オレはたこ焼きが好きだ。そのたこ焼きをディスカウントスーパーのラ・ムーではなんと1パック6個入りで100円で買えるのである。これはコスト的には家でタコパをしてるくらいの安さである。そういうわけで休日は近所のラ・ムーに行ってわざわざたこ焼きを食べていたのである。
朝、クルマで出勤するために乗り込んだオレはクルマの中がソースの香りで充満していることに気付いて愕然とした。なんということだ。仕方ないので窓を開いて風通しをよくして匂いが少しでも消えるように工夫した。
それでもソースの香りは消えなかった。たこ焼きを食べてからなんと1週間にもなるというのに相変わらずクルマの中にはソースの香りがするのだ。オレは消臭剤のスプレーをふりまき、そうして今朝乗り込んでみたのだがやはりほのかにソースの香りがするのである。これはもう諦めるしかないのだ。

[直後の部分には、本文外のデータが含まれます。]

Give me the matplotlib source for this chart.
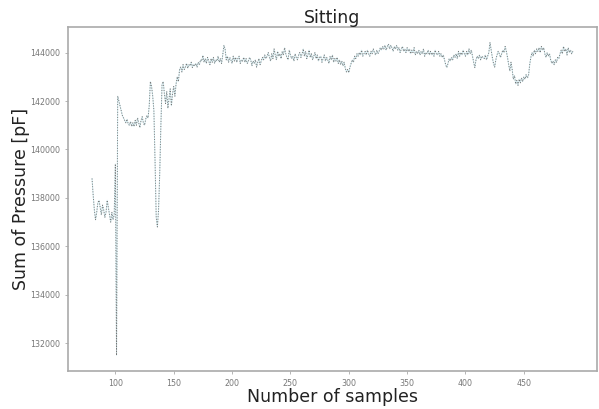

一時の欲望に負けてクルマの中でたこ焼きを食べるという愚行をしてしまったばかりに、車内にはいつまでも消えないソースの香りという烙印を押されてしまったことにオレは深い悲しみを覚えたのである。こんなことなら車内で食べるべきではなかったのである。
クルマの中にこびりついた匂いはなかなか取れない。車中泊なんかを繰り返す方のクルマはきっと汗臭いような気がするし、車内で性行為に及ぶような不埒モノのクルマはどれほど悪臭がこもってるのだろうかとオレは想像する。もっとも中には快適な香りもあるわけで、美女の運転するクルマはなんとも言えないいい香りがするのかも知れない。人が人を好きになる場合、その相手の体臭が好きという場合もあるわけで、その場合はよい印象を与える可能性がある。
ドライバーや同乗者がクルマの中でタバコを吸う習慣のある場合、その車内はどうしようもないほどに汚れるわけでオレは絶対にそんなクルマに乗りたくない。大学生の頃にたまたま乗ったタクシーでは運転手が喫煙者というのに遭遇し、気分が悪くなって降ろしてもらったこともあった。大阪府庁舎の公用車を喫煙室にしていた松井一郎のせいで公用車はひどく汚染されたわけだが、その車内クリーニング費用は公費ではなく松井一郎に支払ってもらうべきだったとオレは思っている。
クルマの中で何かを食べるときは匂いの強いものは食べてはいけない。これはもうクルマを愛する人間によって鉄則である。オレは不用意にたこ焼きを食べてしまったことを激しく後悔している。クルマにペットを乗せておもらしされてしまったり、幼児を乗せてこぼしたミルクやよだれで汚れてしまうのはある程度覚悟を決めて乗せているから納得がいく。しかし、たこ焼きのせいでこれほどダメージを受けるとは思わなかったのが今回のオレのケースである。
オレは生涯クルマの中でたこ焼きを食わないと固く誓ったのであった。